Magic Leap is preparing to release its augmented reality device, which promises to change the world forever. The technology mimics the way the brain processes information and images, so you won’t know the difference between fiction and fact. (All images and video via Magic Leap)

Magic Leap, based in Florida, has been rather tight-lipped about its augmented reality initiative. In a recent interview on the WSJD Live, CEO and founder Rony Abovitz and Chief Content Officer Rio Caraeff said the technology would be like nothing you’ve ever seen.


Augmented reality differs from virtual reality because it takes the natural world and adds a layer of graphics on top. For example, if you’re in medical school, you can see a physical cadaver before you, but also a simulated 3D image of bodily organs, anatomy lessons, and more. And it doesn’t end there. Magic Leap is attempting to bring this technology to the masses, in a natural way – something no other company has attempted. 


Why Augmented Reality



During the interview, Magic Leap executives said they want to change the way we interact with the world. They want to ‘bring magic back,’ if you will. It isn’t just about gaming or getting the weather forecast without a smartphone, either (although that’s definitely part of it). It’s about enhancing learning and wonder in the world around us.

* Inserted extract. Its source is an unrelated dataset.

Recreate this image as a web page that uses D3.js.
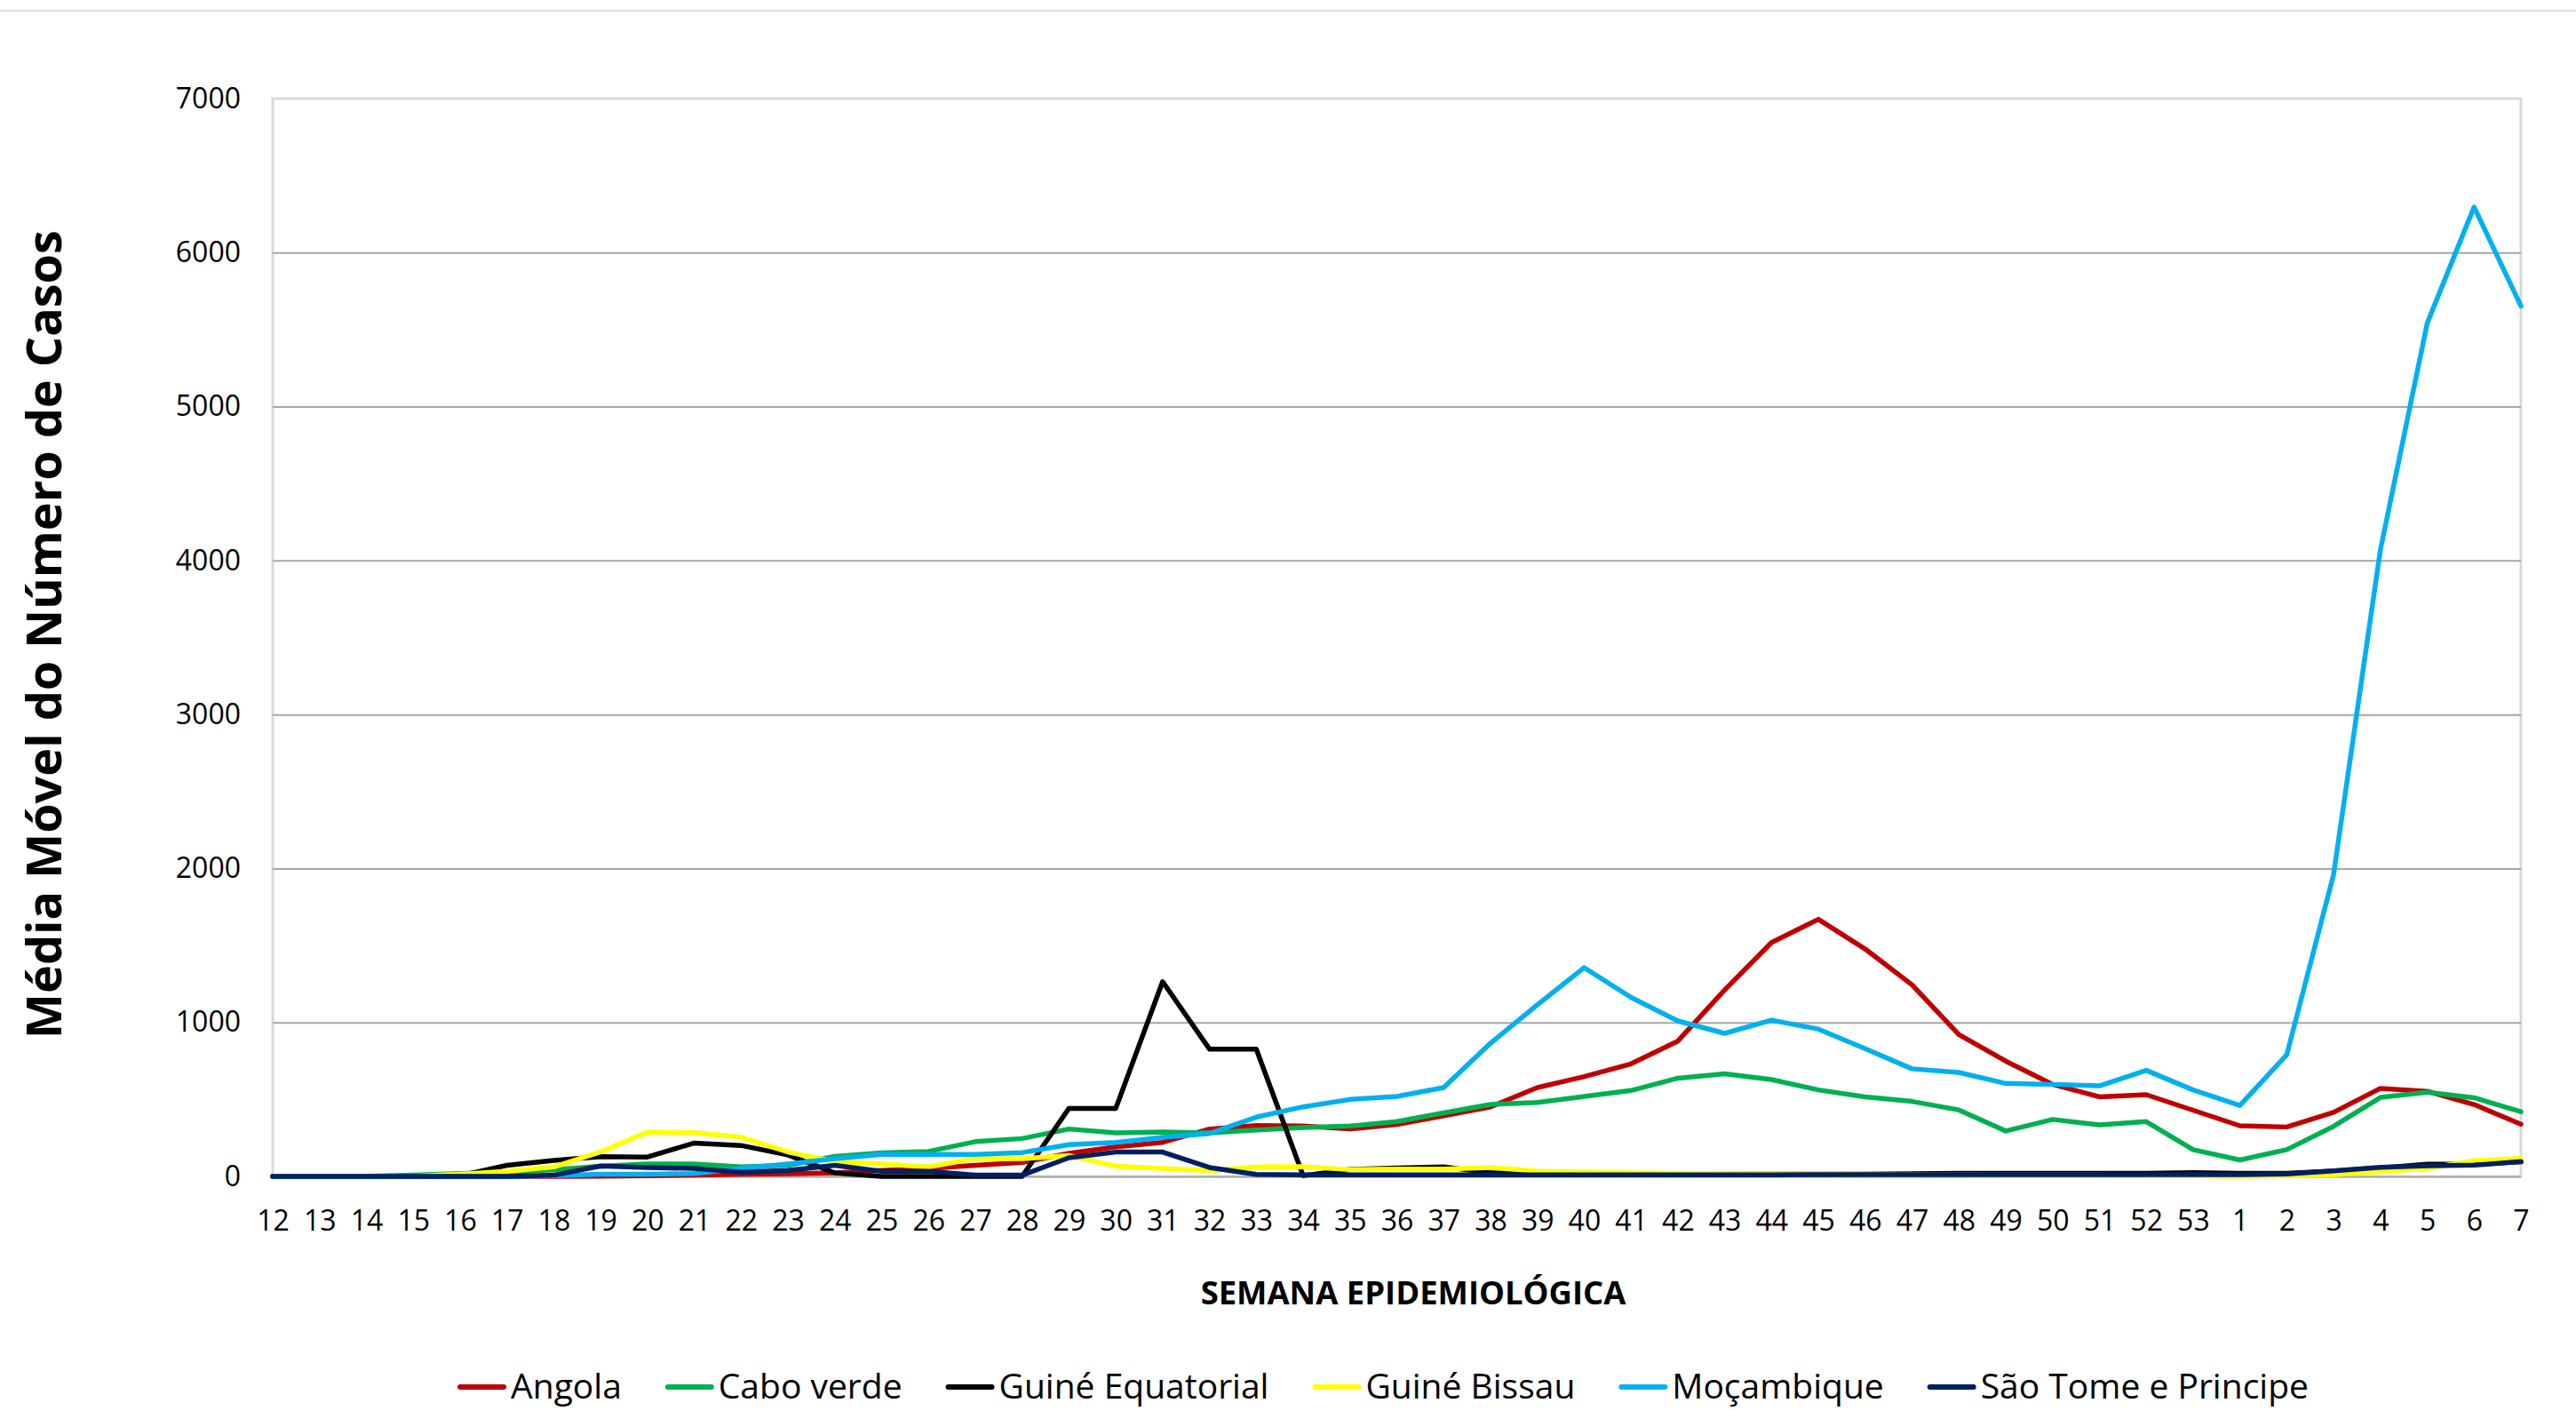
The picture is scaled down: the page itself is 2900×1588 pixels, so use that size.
<!DOCTYPE html>
<html>
<head>
<meta charset="utf-8">
<script src="https://cdn.jsdelivr.net/npm/d3@7"></script>
<style>
  html, body { margin: 0; padding: 0; background: #ffffff; }
  svg { display: block; font-family: "Open Sans", "Liberation Sans", sans-serif; }
</style>
</head>
<body>
<svg id="chart" width="2900" height="1588"></svg>
<script>
// ---------- DATA ----------
const weeks = ["12","13","14","15","16","17","18","19","20","21","22","23","24","25","26","27","28","29","30","31","32","33","34","35","36","37","38","39","40","41","42","43","44","45","46","47","48","49","50","51","52","53","1","2","3","4","5","6","7"];

const angola = [0,0,0,0,0,0,0,2,4,8,14,17,23,39,52,72,91,150,192,221,308,331,327,308,337,394,452,577,648,731,879,1211,1519,1670,1477,1244,921,749,598,517,531,430,329,321,416,572,553,467,339];
const caboVerde = [0,0,2,8,19,27,43,66,81,81,62,72,130,153,162,226,246,308,283,288,283,302,317,327,356,413,467,481,519,558,638,667,629,562,517,487,432,295,370,335,356,174,107,174,325,513,547,511,420];
const guineEquatorial = [0,0,0,0,5,72,104,128,126,217,201,139,23,0,0,0,0,442,442,1265,827,827,5,45,55,62,25,18,15,15,15,15,15,15,15,17,20,20,20,20,20,25,20,20,35,55,80,80,95];
const guineBissau = [0,0,0,0,15,33,62,159,288,284,255,159,97,81,62,116,116,135,67,52,38,62,63,44,48,48,58,35,29,23,20,18,15,15,12,12,10,8,8,8,5,5,2,5,12,32,52,103,117];
const mocambique = [0,0,0,0,0,0,5,14,14,19,52,81,116,143,143,143,155,206,221,254,279,385,452,500,519,577,865,1115,1356,1163,1010,929,1015,957,830,699,675,604,598,588,689,562,461,790,1961,4070,5542,6296,5653];
const saoTome = [0,0,0,0,0,0,8,68,58,52,27,39,72,33,33,8,8,121,158,158,58,13,10,10,10,10,10,10,10,10,10,10,10,12,12,12,12,12,12,12,12,12,12,16,36,59,69,73,97];

const seriesNames = ["Angola","Cabo verde","Guiné Equatorial","Guiné Bissau","Moçambique","São Tome e Principe"];
const seriesValues = [angola, caboVerde, guineEquatorial, guineBissau, mocambique, saoTome];
const seriesColors = ["#C00000","#00B050","#000000","#FFFF00","#00B0F0","#002060"];
const yTicks = [0,1000,2000,3000,4000,5000,6000,7000];
const yTitle = "Média Móvel do Número de Casos";
const xTitle = "SEMANA EPIDEMIOLÓGICA";

// ---------- LAYOUT ----------
const W = 2900, H = 1588;
const plot = { left: 307, right: 2838, top: 111, bottom: 1324 };

const svg = d3.select("#chart");

// top thin frame line
svg.append("line")
  .attr("x1", 0).attr("x2", W).attr("y1", 12).attr("y2", 12)
  .attr("stroke", "#dcdcdc").attr("stroke-width", 2);

const x = d3.scalePoint().domain(weeks).range([plot.left, plot.right]);
const y = d3.scaleLinear().domain([0, 7000]).range([plot.bottom, plot.top]);

// plot border (light)
svg.append("rect")
  .attr("x", plot.left).attr("y", plot.top)
  .attr("width", plot.right - plot.left).attr("height", plot.bottom - plot.top)
  .attr("fill", "none").attr("stroke", "#d9d9d9").attr("stroke-width", 3);

// gridlines
const grid = svg.append("g").attr("transform", `translate(${plot.left},0)`)
  .call(d3.axisLeft(y).tickValues(yTicks.filter(t => t < 7000)).tickSize(-(plot.right - plot.left)).tickFormat(""));
grid.select(".domain").remove();
grid.selectAll(".tick line").attr("stroke", "#a6a6a6").attr("stroke-width", 2);

// y axis labels
const yAxis = svg.append("g").attr("transform", `translate(${plot.left},0)`)
  .call(d3.axisLeft(y).tickValues(yTicks).tickSize(0).tickPadding(36).tickFormat(d3.format("d")));
yAxis.select(".domain").remove();
yAxis.selectAll("text").attr("font-size", 32).attr("fill", "#000")
  .attr("font-family", "'Open Sans', sans-serif");

// x axis labels
const xAxis = svg.append("g").attr("transform", `translate(0,${plot.bottom})`)
  .call(d3.axisBottom(x).tickSize(0).tickPadding(38));
xAxis.select(".domain").remove();
xAxis.selectAll("text").attr("font-size", 32).attr("fill", "#000")
  .attr("font-family", "'Open Sans', sans-serif");

// lines
const line = d3.line()
  .x((d, i) => x(weeks[i]))
  .y(d => y(d));

svg.append("g").selectAll("path")
  .data(seriesValues)
  .join("path")
  .attr("d", d => line(d))
  .attr("fill", "none")
  .attr("stroke", (d, i) => seriesColors[i])
  .attr("stroke-width", 5.5)
  .attr("stroke-linejoin", "round")
  .attr("stroke-linecap", "round");

// fit text helper
function fitText(sel, target) {
  const len = sel.node().getComputedTextLength();
  const fs = parseFloat(sel.attr("font-size"));
  sel.attr("font-size", fs * target / len);
}

// y title
const yt = svg.append("text")
  .attr("transform", "translate(69,714) rotate(-90)")
  .attr("text-anchor", "middle")
  .attr("font-weight", "bold")
  .attr("font-size", 50)
  .attr("fill", "#000")
  .text(yTitle);
fitText(yt, 910);

// x title
const xt = svg.append("text")
  .attr("x", 1591).attr("y", 1468)
  .attr("text-anchor", "middle")
  .attr("font-weight", "bold")
  .attr("font-size", 34)
  .attr("fill", "#000")
  .text(xTitle);
fitText(xt, 479);

// legend
const legend = svg.append("g");
const lineLen = 55, gapText = 5, gapItem = 49, legendY = 1561;
let cx = 0;
seriesNames.forEach((name, i) => {
  const g = legend.append("g").attr("transform", `translate(${cx},0)`);
  g.append("line")
    .attr("x1", 3).attr("x2", lineLen - 3)
    .attr("y1", legendY).attr("y2", legendY)
    .attr("stroke", seriesColors[i]).attr("stroke-width", 6)
    .attr("stroke-linecap", "round");
  const t = g.append("text")
    .attr("x", lineLen + gapText).attr("y", 1574)
    .attr("font-size", 39).attr("fill", "#000")
    .text(name);
  cx += lineLen + gapText + t.node().getComputedTextLength() + gapItem;
});
const totalW = cx - gapItem;
legend.attr("transform", `translate(${1557 - totalW / 2},0)`);
</script>
</body>
</html>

According to a study conducted by William D. Beeland, Jr., student engagement and learning increased with the use of interactive whiteboards in the classroom. These whiteboards features touch screens, app functionality and traditional writing surfaces. If the addition of technology and 2D graphics in the classroom resulted in an increase in engagement and learning, this suggests incorporating the advanced 3D imagery Magic Leap attempts to develop will only increase learning and engagement in the future.


The Technology



Magic Leap hasn’t released any information regarding how the technology is being developed, nor has it mentioned a time line or prospective market price for the product. Abovitz and Caraeff did, however, mention the concept behind the technology they’re trying to create.


The partners said their primary objective with Magic Leap is to change the way we see the world. In order to do that, the entire system being developed will mimic the way the human brain works. The graphics displays will consider the molecular structures of everyday objects and even the operating system is custom. The goal is to trick the mind into believing the augmented graphics are real, resulting in real engagement and real experiences.


The Wait


Caraeff with his son


While Abovitz and Caraeff didn’t say when the technology will be available, they did say it wouldn’t be much longer. The company has received over $592M in funding from Google Inc., Qualcomm Inc. and others. It secured an old Motorola manufacturing factory in Florida and it is believed the product, rumored to look like eyeglasses, are already in production.


How You Can Help



Pulling this project off will take a lot of collaboration. That’s why Magic Leap has called for help from any developers, animators, technology wizards and more. Check out their website if you’re interested in working for the company or developing apps on your own.


Magic Leap isn’t the only company in the game. Innovega, for example, is developing an augmented reality contact lens system. Check it out and decide which option is right for you. If, however, Magic Leap actually pulls off what it’s been promising, the future of learning will never be the same.